_Dataset section_:

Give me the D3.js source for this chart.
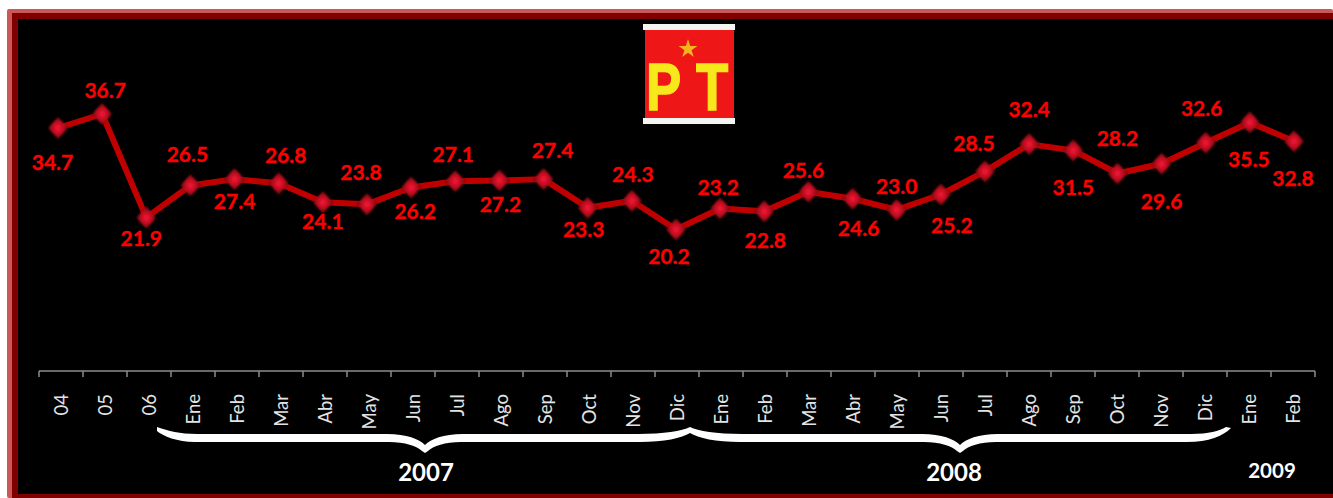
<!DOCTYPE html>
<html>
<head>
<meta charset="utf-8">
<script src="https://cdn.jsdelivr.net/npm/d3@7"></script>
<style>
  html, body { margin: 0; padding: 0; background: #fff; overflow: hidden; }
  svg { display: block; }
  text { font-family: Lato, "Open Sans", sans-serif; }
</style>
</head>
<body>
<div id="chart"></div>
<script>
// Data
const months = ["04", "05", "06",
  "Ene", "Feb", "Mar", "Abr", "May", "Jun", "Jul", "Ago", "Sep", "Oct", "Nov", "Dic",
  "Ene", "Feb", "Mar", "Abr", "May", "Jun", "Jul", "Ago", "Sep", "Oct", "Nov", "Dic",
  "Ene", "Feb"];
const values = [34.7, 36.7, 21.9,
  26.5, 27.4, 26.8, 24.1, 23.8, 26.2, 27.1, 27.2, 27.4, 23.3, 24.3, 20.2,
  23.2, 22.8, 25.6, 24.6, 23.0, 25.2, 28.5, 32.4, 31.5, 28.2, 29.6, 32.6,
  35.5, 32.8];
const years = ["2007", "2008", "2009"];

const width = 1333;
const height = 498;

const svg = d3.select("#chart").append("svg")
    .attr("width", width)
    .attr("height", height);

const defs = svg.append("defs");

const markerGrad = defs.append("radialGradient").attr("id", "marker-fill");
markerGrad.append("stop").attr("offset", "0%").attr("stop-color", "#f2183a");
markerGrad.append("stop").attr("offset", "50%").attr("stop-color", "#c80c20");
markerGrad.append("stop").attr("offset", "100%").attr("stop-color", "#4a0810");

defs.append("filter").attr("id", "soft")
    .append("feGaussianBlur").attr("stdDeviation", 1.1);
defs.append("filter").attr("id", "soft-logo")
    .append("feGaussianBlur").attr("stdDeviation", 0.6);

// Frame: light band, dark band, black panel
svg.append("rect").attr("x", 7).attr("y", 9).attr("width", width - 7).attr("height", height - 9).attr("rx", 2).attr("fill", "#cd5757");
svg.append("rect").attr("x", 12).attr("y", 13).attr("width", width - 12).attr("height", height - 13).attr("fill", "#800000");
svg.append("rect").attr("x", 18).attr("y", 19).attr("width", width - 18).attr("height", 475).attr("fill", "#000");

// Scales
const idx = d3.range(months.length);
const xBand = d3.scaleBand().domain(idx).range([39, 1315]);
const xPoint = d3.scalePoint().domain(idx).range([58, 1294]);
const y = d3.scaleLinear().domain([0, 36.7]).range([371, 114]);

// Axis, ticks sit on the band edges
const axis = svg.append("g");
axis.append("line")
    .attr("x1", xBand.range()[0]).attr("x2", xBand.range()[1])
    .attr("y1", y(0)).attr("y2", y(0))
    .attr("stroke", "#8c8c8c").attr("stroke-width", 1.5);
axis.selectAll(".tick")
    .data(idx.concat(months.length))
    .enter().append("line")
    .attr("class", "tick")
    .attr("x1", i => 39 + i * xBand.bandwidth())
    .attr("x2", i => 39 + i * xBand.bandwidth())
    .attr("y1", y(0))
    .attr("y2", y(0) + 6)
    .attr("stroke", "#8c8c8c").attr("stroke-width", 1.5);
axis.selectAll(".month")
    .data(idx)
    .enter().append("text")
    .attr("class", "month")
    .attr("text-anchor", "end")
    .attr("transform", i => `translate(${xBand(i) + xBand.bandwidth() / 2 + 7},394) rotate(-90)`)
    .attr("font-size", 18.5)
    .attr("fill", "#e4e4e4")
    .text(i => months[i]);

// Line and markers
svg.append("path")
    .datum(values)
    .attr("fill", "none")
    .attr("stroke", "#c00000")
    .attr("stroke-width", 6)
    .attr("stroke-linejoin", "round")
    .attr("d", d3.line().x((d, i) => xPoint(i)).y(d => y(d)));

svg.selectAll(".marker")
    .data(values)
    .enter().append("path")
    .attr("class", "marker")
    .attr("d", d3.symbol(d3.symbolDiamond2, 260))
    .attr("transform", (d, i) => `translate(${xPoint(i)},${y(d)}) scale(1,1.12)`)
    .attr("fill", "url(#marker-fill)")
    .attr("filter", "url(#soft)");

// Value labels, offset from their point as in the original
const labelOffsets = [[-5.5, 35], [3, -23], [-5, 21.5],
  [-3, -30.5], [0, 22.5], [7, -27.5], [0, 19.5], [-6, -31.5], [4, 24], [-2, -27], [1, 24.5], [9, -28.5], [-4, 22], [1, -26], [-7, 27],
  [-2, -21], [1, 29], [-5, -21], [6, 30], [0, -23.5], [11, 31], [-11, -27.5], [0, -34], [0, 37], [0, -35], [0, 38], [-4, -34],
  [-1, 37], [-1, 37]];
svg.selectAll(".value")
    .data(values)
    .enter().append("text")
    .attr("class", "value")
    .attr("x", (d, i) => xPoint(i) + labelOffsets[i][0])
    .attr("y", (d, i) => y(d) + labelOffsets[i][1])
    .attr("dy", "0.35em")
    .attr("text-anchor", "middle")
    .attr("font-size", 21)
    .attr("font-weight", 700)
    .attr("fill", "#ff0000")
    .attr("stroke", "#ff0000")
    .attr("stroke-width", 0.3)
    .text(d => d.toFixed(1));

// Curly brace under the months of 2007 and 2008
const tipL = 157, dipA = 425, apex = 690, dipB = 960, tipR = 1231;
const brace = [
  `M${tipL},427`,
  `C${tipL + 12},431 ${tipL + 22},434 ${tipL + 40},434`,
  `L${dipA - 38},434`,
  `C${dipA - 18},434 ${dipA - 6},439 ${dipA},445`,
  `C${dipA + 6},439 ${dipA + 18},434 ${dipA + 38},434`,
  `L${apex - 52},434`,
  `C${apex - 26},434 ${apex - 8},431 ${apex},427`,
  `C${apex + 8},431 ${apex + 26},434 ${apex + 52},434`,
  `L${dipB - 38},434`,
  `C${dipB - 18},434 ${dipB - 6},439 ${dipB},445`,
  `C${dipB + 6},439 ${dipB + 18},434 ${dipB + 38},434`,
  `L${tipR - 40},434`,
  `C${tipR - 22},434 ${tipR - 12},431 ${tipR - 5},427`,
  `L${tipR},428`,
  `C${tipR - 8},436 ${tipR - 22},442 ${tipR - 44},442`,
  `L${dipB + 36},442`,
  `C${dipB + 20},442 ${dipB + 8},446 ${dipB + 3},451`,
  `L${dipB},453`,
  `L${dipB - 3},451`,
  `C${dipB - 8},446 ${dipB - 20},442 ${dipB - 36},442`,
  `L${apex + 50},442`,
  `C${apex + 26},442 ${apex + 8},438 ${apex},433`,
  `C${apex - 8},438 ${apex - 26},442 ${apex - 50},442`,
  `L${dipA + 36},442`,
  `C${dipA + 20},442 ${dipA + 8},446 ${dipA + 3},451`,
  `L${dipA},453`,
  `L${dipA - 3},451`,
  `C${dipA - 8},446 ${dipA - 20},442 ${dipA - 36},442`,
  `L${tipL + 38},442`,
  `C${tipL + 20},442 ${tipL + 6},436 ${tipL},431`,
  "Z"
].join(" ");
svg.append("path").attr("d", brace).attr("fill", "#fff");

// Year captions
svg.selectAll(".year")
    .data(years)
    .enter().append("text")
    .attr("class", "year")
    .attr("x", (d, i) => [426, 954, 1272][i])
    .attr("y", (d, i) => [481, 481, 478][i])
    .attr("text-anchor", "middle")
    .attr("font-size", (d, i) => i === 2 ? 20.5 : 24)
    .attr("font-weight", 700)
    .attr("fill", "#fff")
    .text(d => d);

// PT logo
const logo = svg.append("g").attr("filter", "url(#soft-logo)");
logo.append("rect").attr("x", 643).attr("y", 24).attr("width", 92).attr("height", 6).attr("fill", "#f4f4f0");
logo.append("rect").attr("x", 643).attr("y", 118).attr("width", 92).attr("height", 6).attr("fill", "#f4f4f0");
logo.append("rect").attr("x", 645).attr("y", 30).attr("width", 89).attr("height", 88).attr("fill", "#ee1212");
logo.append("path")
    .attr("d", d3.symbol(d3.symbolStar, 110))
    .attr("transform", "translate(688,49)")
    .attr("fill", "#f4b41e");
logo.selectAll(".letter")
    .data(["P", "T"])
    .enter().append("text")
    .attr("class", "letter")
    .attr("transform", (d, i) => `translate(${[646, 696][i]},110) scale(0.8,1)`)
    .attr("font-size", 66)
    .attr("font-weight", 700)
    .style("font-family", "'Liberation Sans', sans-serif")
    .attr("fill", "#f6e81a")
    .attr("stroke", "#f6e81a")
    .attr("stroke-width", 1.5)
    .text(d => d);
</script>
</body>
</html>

_Problem to solve_: Wherever "chart" shows up in a line, copy that line.

_Output of the task_:
Give me the D3.js source for this chart.
<div id="chart"></div>
const svg = d3.select("#chart").append("svg")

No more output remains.